Pakistan is among top Asian countries in the consumption of illicit tobacco with highest number of 21.8 billion illicit cigarettes consumed in the country annually.
In the reporting year, the domestic illicit use was 18.8 billion cigarettes, whereas the non-domestic consumption of illicit cigarettes stands at 3 billion, which is much lower than the domestic use.
The non-duty paid cigarettes contribute to rise in tobacco consumption by making cigarettes cheaper and more accessible. This makes it more attractive, especially to people who are price sensitive, such as youth and the poor. It also allows cigarettes to be sold as singles instead of packs, or from non-regulated outlets that make it more accessible to youth.
Heavy taxation on the legal tobacco brands (high tax paying industry) is ultimately promoting the illicit tobacco industry thus allowing criminals and opportunists to get a chance to sell their counterfeit products on cheap rates, which attracts the customers with low purchasing power.
The main factors contributing to the problem include an unbalanced fiscal policy, heavy taxation, protectionist policy measures, corruption, and weak enforcement, lack of official controls in free zones, inadequate legislation and sanctions, growth in illegal distribution networks and public tolerance of the illicit trade in tobacco products.
Recently, the Federal Board of Revenue (FBR) has initiated an advertisement campaign in the media to create awareness about the illegal and smuggled tobacco brands. It is an encouraging effort but the FBR should focus more on developing a comprehensive enforcement strategy to curb illegal tobacco trade.

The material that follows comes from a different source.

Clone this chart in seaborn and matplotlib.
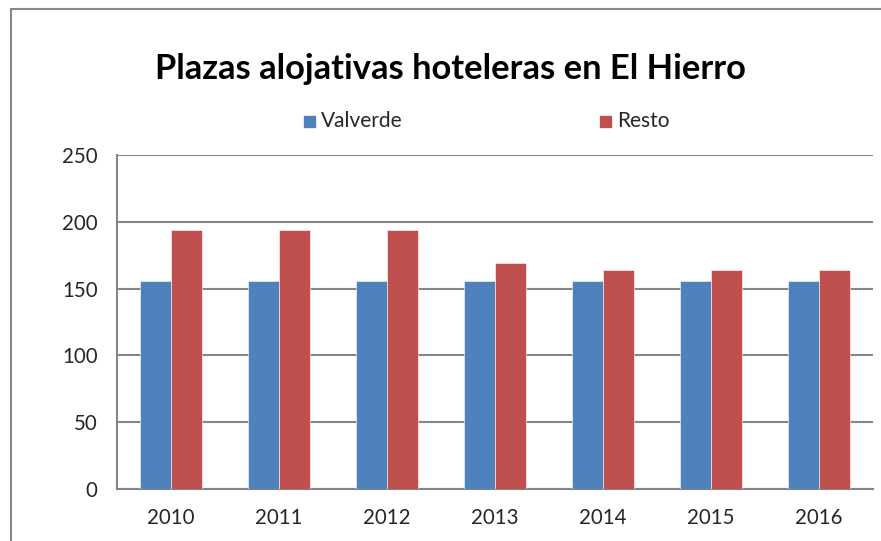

The sale and purchase of smuggled Pine and other smuggled packs including Esse, Mild 88, More, Camel and Sense are illegal and attract penalties of confiscation of cigarettes, fine of up to Rs 50, 000, recovery equal to 500 per cent of unpaid taxes and imprisonment up to five years. The FBR’s agency has launched many similar campaigns against illicit cigarette brands, especially against Pine, which is in high demand amongst Pakistani smokers because it is an imported brand easily available at below the minimum price set by the FBR at Rs 34 for a pack of 20.’Cricket’ is a recent example of a duty-evading cigarette brand that is being sold at Rs 12. This also raises the question how the brand was being sold even below the minimum excise duty, which stands at Rs 17.6 per pack and should be payable to the national exchequer.
If the government is serious in curbing this illegitimate business, it needs to develop comprehensive anti-illicit trade policies and pay particular attention to the involvement of all relevant government agencies like Customs, Ministries of Finance, Health, Justice and Trade, to ensure alignment and commitment to achieving the same goals.